Leave out the pictures and set down exactly the lines from the start of the listing through the one with "sources = list(range(10, 43))", both included.
++++++++++
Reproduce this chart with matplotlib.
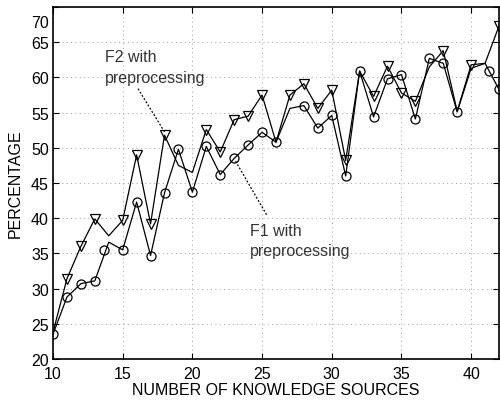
import matplotlib
matplotlib.use("Agg")
import matplotlib.pyplot as plt
from matplotlib.transforms import ScaledTranslation

plt.rcParams["font.family"] = ["Liberation Sans", "DejaVu Sans"]
plt.rcParams["font.size"] = 10

# number of knowledge sources (line vertices)
sources = list(range(10, 43))

f1_pct = [23.5, 28.8, 30.7, 31.1, 36.6, 35.5, 42.3, 34.7, 43.6, 49.8, 43.7,
          50.2, 46.2, 48.5, 50.4, 52.2, 50.8, 55.6, 56.0, 52.8, 54.6, 46.0,
          60.9, 54.4, 59.8, 60.4, 54.1, 62.7, 62.0, 55.1, 61.3, 62.0, 58.3]
f2_pct = [23.8, 31.4, 36.0, 39.9, 37.5, 39.7, 49.0, 39.2, 51.8, 47.5, 46.5,
          52.6, 49.4, 54.0, 54.5, 57.5, 50.8, 57.5, 59.1, 55.6, 58.2, 48.2,
          60.9, 57.3, 61.6, 57.8, 56.6, 61.5, 63.8, 55.2, 61.8, 62.0, 67.3]

# marker positions along each curve
f1_mark_x = [10, 11, 12, 13, 13.68, 15, 16, 17, 18, 19, 20, 21, 22, 23, 24,
             25, 26, 28, 29, 30, 31, 32, 33, 34, 35, 36, 37, 38, 39, 41.3, 42]
f1_mark_y = [23.5, 28.8, 30.7, 31.1, 35.5, 35.5, 42.3, 34.7, 43.6, 49.8, 43.7,
             50.2, 46.2, 48.5, 50.4, 52.2, 50.8, 56.0, 52.8, 54.6, 46.0, 60.9,
             54.4, 59.8, 60.4, 54.1, 62.7, 62.0, 55.1, 60.9, 58.3]
f2_mark_x = [11, 12, 13, 15, 16, 17, 18, 21, 22, 23, 24, 25, 27, 28, 29, 30,
             31, 33, 34, 35, 36, 38, 40, 42]
f2_mark_y = [31.4, 36.0, 39.9, 39.7, 49.0, 39.2, 51.8, 52.6, 49.4, 54.0, 54.5,
             57.5, 57.5, 59.1, 55.6, 58.2, 48.2, 57.3, 61.6, 57.8, 56.6, 63.8,
             61.8, 67.3]

x_ticks = [10, 15, 20, 25, 30, 35, 40]
y_ticks = [20, 25, 30, 35, 40, 45, 50, 55, 60, 65, 70]

fig = plt.figure(figsize=(5.0, 4.02), dpi=100)
ax = fig.add_axes([0.106, 0.1045, 0.892, 0.8755])

ax.plot(sources, f2_pct, color="black", lw=0.9, zorder=3)
ax.plot(sources, f1_pct, color="black", lw=0.9, zorder=3)
ax.plot(f2_mark_x, f2_mark_y, ls="none", marker="v", ms=7.5,
        mfc="none", mec="black", mew=0.9, zorder=4)
ax.plot(f1_mark_x, f1_mark_y, ls="none", marker="o", ms=6.5,
        mfc="none", mec="black", mew=0.9, zorder=4)

# labels with dotted leader lines
note = dict(color="#333333", va="center", ha="left", fontsize=11.5)
ax.text(13.7, 63.0, "F2 with", **note)
ax.text(13.7, 60.0, "preprocessing", **note)
ax.plot([16.1, 18.05], [58.4, 52.1], color="black", lw=0.9, ls=(0, (1.5, 1.5)))
ax.text(24.1, 38.3, "F1 with", **note)
ax.text(24.1, 35.4, "preprocessing", **note)
ax.plot([23.1, 25.35], [48.1, 40.4], color="black", lw=0.9, ls=(0, (1.5, 1.5)))

ax.set_xlim(10, 42)
ax.set_ylim(20, 70)
ax.set_xticks(x_ticks)
ax.set_yticks(y_ticks)
ax.grid(True, color="0.6", ls=(0, (1, 3.5)), lw=0.7)
ax.tick_params(direction="in", length=4, width=0.8, top=True, right=True,
               labelsize=11.5)
ax.tick_params(axis="x", pad=5)
ax.tick_params(axis="y", pad=3)
for spine in ax.spines.values():
    spine.set_linewidth(1.2)

ax.set_xlabel("NUMBER OF KNOWLEDGE SOURCES", fontsize=11.5)
ax.set_ylabel("PERCENTAGE", fontsize=11.5)
ax.xaxis.set_label_coords(0.5, -0.066)
ax.yaxis.set_label_coords(-0.068, 0.5)

# keep the top y label inside the figure
top_label = ax.get_yticklabels()[-1]
top_label.set_transform(top_label.get_transform()
                        + ScaledTranslation(0, -0.135, fig.dpi_scale_trans))

fig.savefig("out.png", dpi=100)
++++++++++
OUTPUT:
Reproduce this chart with matplotlib.
import matplotlib
matplotlib.use("Agg")
import matplotlib.pyplot as plt
from matplotlib.transforms import ScaledTranslation

plt.rcParams["font.family"] = ["Liberation Sans", "DejaVu Sans"]
plt.rcParams["font.size"] = 10

# number of knowledge sources (line vertices)
sources = list(range(10, 43))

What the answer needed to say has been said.